SPAIN, no stranger to shady dealings, has been stunned and shamed as the former planning supremo of Marbella, the Costa del Sol's playground for the super-rich, faces trial for the country's most spectacular corruption scandal.
Eighty-six members of Marbella's power elite, including two former mayors, are accused of embezzlement on an unprecedented scale. The alleged mastermind was Juan Antonio Roca, accused of taking backhanders from builders and bribing councillors to rubber-stamp illicit property developments.
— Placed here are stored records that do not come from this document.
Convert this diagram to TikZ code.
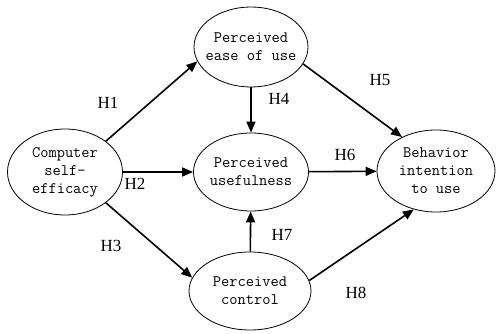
\documentclass[tikz,border=0pt]{standalone}
\usepackage{fontspec}
\usetikzlibrary{arrows.meta,shapes.geometric}
\newfontfamily\hypofont{Liberation Serif}

\tikzset{
  construct/.style={ellipse, draw, line width=0.8pt, align=center,
    inner xsep=-12pt, inner ysep=-10pt,
    font=\ttfamily\fontsize{16}{18}\selectfont},
  hypoarrow/.style={line width=1.6pt, -{Triangle[length=11pt,width=9pt]}},
  hypolabel/.style={inner sep=0pt, font=\hypofont\fontsize{17}{17}\selectfont}
}

\begin{document}
\begin{tikzpicture}[x=1pt, y=-1pt]

% === Wymiary ===
\useasboundingbox (0,0) rectangle (496,334);

% === Konstrukty ===
\node[construct, minimum width=115, minimum height=86] (cse) at (65,172)
  {Computer\\self-\\efficacy};
\node[construct, minimum width=114, minimum height=80] (peou) at (251,47)
  {Perceived\\ease of use};
\node[construct, minimum width=115, minimum height=78] (pu) at (251,172)
  {Perceived\\usefulness};
\node[construct, minimum width=118, minimum height=82] (bi) at (436,171)
  {Behavior\\intention\\to use};
\node[construct, minimum width=122, minimum height=78] (pc) at (250,291)
  {Perceived\\control};

% === Hipotezy ===
\draw[hypoarrow] (cse.37) -- (peou.195);
\draw[hypoarrow] (cse) -- (pu);
\draw[hypoarrow] (cse.-37) -- (pc.167);
\draw[hypoarrow] (peou) -- (pu);
\draw[hypoarrow] (peou.-18) -- (bi.135);
\draw[hypoarrow] (pu) -- (bi);
\draw[hypoarrow] (pc) -- (pu);
\draw[hypoarrow] (pc.10) -- (bi.240);

% === Etykiety ===
\node[hypolabel] (h1) at (108,103) {H1};
\node[hypolabel] (h2) at (135,184) {H2};
\node[hypolabel] (h3) at (111,246) {H3};
\node[hypolabel] (h4) at (279,99) {H4};
\node[hypolabel] (h5) at (380,80) {H5};
\node[hypolabel] (h6) at (345,155) {H6};
\node[hypolabel] (h7) at (282,235) {H7};
\node[hypolabel] (h8) at (356,293) {H8};

\end{tikzpicture}
\end{document}
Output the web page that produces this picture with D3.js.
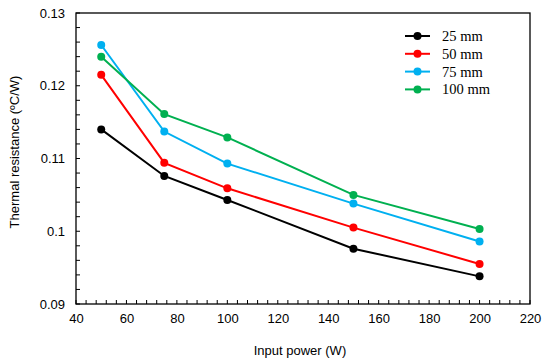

Police seized nearly 1m in cash at the home of his lawyer.
Once an unemployed builder, Roca allegedly gave the former mayor, Marisol Yague, 1.3m in bribes, slipped to her in plain envelopes, funding her facelift and home improvements costing 950,000. The deputy mayor, Isabel Marcos, had 360,000 in cash at her home, while Roca accumulated an art collection worth 30m, including a valuable Miro, displayed in his steaming Jacuzzi. When prosecutors investigated 18 shell companies registered in tax havens worldwide to launder the ill-gotten profits, they found not one legitimate business transaction.
Roca's rise to riches began in 1991, when he became the right-hand man of Marbella's flamboyant mayor, Jesus Gil.
He subsequently amassed a 120m fortune, according to the 450-page indictment issued recently by judge Miguel Angel Torres, made mainly from the greed and easy money of Spain's long property boom. Town halls throughout Spain were caught up in the tide of illegality, but the sheer baroque excess of the Marbella scandal dwarfed them all. Last year, the government dissolved the entire council and installed a management committee.
"Marbella's councillors were on Roca's payroll. They were rewarded for their loyalty and submission, " Judge Torres wrote. He says Roca bent councillors to his will, charged property developers for licences and permits, and laundered profits through companies set up solely to manage and conceal the enterprise. Assets sequestered and seized by the authorities total some 2.4bn.